Is federal intervention the only way to build a Delta tunnel?
Like the 1930’s state water plan, California is stymied in its plan to re-engineer the Sacramento Delta for a massive water project. The plan includes building a water superhighway interchange that would allow fresh water to run into the Delta to restore fish habitat, while water also would be conveyed underneath the Delta to Central Valley farms and Southern California cities.
But how will the plan be able to surmount the state’s “project killer” environmental law: the California Environmental Quality Act? Is the only solution to have the project’s Environmental Impact Report conducted under federal rather than state law? That is the path California’s High-Speed Rail Project and recent fracking regulations have been taking. And it may signal the path the Delta Tunnels and Bay Delta Conservation Plan will have to take.
History is not exactly repeating itself in the Delta, but as Mark Twain once remarked, history sometimes “rhymes.” What is happening today sounds much like what happened in the 1930’s in California with the Central Valley Water Project.
Central Valley Project as forerunner
California first came up with a Comprehensive Water Plan in 1921, but the Legislature didn’t authorize the Central Valley Project until 1933. However, California couldn’t finance the bonds for the project in the midst of the Great Depression of the 1930s. The federal government stepped in to take over the project in 1934. Construction didn’t begin until about 1939, 18 years after the state water plan was devised. Today, California has been trying to implement its new water plan for 31 years since the proposed Peripheral Canal Project was defeated at the ballot box in 1982.
The federal Central Valley Project is not the same as the State Water Project, which was built beginning in the 1960s with state bonds. To give an idea of the magnitude of the CVP, it delivers about 7 million acre-feet of water to farm, cities and wildlife. About 6 million acre-feet of water go to farms. An acre-foot of water is enough for two urban households for a year or one third of an acre of farmland for a year.
By comparison, the State Water Project supplies about 1 million acre-feet of water to farmers and about 3 million acre-feet of water to Northern and Southern California cities during wet years, when not blocked by environmental lawsuits.
Not only did federal takeover of the CVP in the 1930s solve its financing problem, it solved the political conflict between farmers and cities. The CVP became a water superhighway that mainly served Central Valley farms. By contrast, the State Water Project was a high-speed water conduit mainly serving Northern and Southern cities.
Today, the solution to the state’s water issues is to build a water interchange in the Delta with a separate conveyance system for the environment and another for farmers and cities. Mixing farm and city water with environmental water is like mixing semi-trailer trucks, bike lanes and endangered turtle crossings on the same freeway. It leads to endless conflicts and court ordered water shutdowns. It is better to put water into separate ditches for each.

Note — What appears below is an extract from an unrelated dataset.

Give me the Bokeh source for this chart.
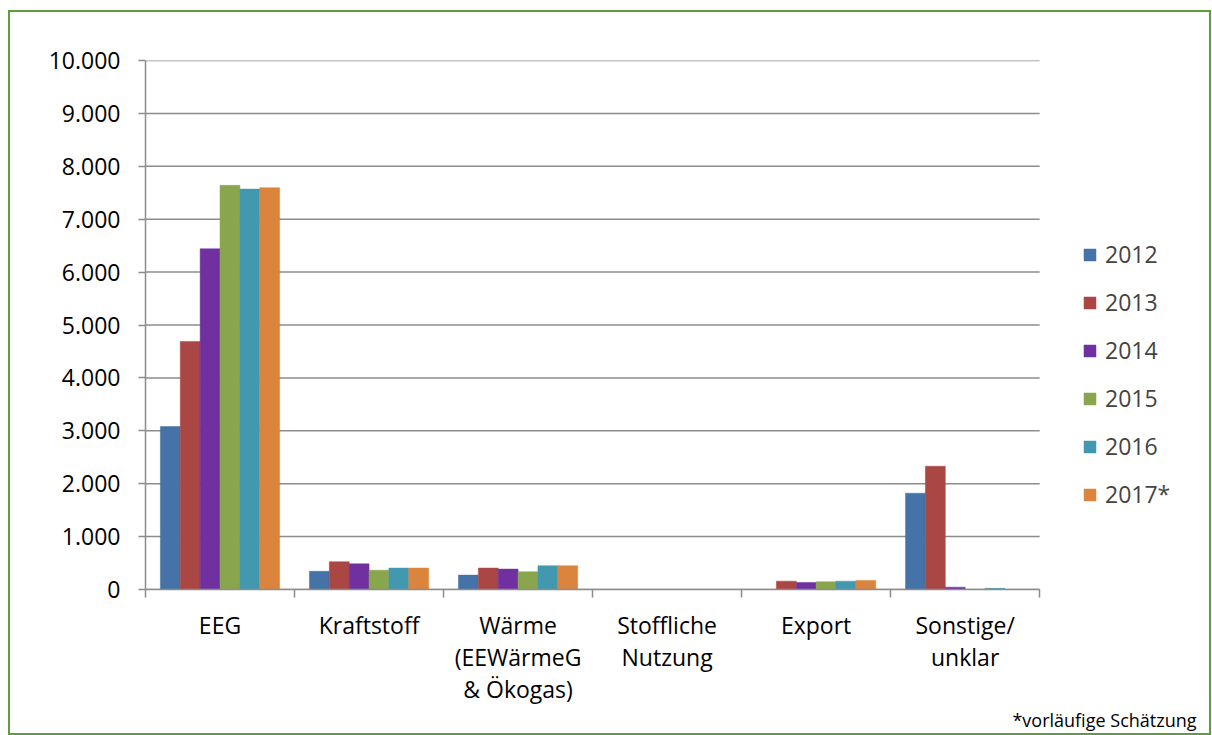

In California, water is a socialized system, not a market. But the second-best thing to a market might be separate water systems for cities, farmers and the environment, wherever possible. The proposed Bay Delta Conservation Plan accomplishes some of this. Good fences create good neighbors and separate ditches minimize water wars. The Delta Tunnels concept of a super water interchange partly puts water into separate ditches and pipes.
Is Twin Tunnels Project on same track as High-Speed Rail?
The harbinger of what may happen with the proposed Delta Twin Tunnels Project is California’s High-Speed Rail Project. Recently, both Democrats and Republicans have colluded to switch the environmental clearance of HSR from California’s tough green law to the more lenient federal law.
In February, Rep. Jeff Denham, R-Calif., asked the U.S. Surface Transportation Board to determine if it had paramount jurisdiction over the environmental clearance for the HSR Project. He is chairman of the Subcommittee on Railroads, Pipelines and Hazardous Materials. The STB, chaired by Obama-appointee Daniel R. Elliott III, ruled it had superior jurisdiction over the environmental clearance process.
This means California’s HSR project will be subject to more lenient federal environmental law. Both Democratic Gov. Jerry Brown and State Attorney General Kamela Harris had been angling for some time to find a way to run around CEQA for HSR. This now poses the question of whether the only way to get California’s Twin Tunnels and Delta Restoration Plan approved is to find a similar way around CEQA.
California recently passed a pro-fracking bill, SB4, which establishes a threshold criterion for environment review of oil and natural gas fracking projects. If a fracking project stays within the threshold, then CEQA is not triggered.
California’s water projects may “rhyme” but have no reason. Like California’s HSR Project and new pro-fracking bill, a detour may have to be created around California’s “project killer” environmental law for its Twin Tunnels and Water Bond. Like the 1930s, federal involvement may be the only way to get a water project done in California.